(RECORDED INFORMATION):
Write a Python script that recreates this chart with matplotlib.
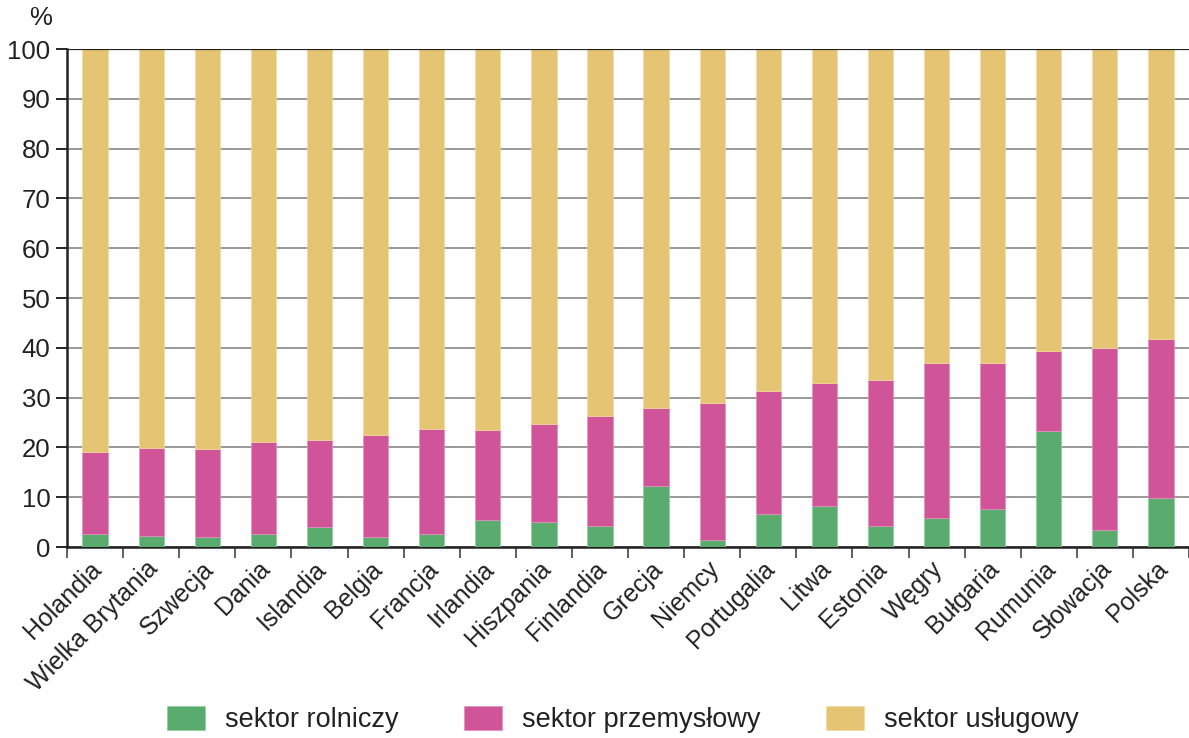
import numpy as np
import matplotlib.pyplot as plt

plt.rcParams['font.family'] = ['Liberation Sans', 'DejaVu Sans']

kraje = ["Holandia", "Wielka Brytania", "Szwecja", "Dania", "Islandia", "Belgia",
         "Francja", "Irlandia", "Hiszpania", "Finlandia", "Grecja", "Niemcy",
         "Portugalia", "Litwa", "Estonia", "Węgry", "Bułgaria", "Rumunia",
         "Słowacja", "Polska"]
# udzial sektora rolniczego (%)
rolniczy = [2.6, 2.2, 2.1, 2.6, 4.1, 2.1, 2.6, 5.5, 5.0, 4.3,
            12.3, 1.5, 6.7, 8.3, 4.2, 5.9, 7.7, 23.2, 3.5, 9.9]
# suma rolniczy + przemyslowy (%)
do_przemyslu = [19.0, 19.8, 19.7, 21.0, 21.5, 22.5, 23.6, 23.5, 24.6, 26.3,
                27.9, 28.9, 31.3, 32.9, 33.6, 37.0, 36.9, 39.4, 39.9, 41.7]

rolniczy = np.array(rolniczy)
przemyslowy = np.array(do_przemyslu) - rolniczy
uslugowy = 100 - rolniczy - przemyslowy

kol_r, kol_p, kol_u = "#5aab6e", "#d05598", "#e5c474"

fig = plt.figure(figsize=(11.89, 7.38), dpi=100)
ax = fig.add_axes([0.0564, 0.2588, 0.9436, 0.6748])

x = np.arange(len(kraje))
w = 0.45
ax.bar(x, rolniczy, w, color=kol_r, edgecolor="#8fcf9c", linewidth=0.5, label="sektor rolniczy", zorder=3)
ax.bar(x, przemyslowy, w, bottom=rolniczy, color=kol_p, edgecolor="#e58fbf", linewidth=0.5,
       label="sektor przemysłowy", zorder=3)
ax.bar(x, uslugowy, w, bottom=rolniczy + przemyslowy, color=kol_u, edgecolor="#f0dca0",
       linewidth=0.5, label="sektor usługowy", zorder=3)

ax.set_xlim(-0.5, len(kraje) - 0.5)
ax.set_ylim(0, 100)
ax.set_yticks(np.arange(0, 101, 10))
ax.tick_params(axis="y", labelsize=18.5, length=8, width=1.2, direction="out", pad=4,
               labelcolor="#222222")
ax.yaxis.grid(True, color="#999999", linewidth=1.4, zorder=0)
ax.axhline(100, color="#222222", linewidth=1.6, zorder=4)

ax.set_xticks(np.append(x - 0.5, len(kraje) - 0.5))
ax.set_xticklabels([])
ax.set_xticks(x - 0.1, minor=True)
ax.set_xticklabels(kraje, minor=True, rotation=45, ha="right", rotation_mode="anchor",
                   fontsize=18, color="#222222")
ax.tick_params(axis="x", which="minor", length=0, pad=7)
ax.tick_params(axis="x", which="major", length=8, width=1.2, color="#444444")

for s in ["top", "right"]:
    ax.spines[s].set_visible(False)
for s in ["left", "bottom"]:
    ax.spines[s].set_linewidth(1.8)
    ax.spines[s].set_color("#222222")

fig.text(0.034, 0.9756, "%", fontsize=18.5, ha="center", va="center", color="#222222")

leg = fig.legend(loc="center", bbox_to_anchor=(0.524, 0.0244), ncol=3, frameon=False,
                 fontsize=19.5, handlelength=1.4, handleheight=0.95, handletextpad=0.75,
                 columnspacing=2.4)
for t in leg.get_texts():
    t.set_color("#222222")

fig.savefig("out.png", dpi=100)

(TASK OBJECTIVE): How many lines in the listing above contain "matplotlib"? Answer with the number alone.

(THE OUTPUT): 2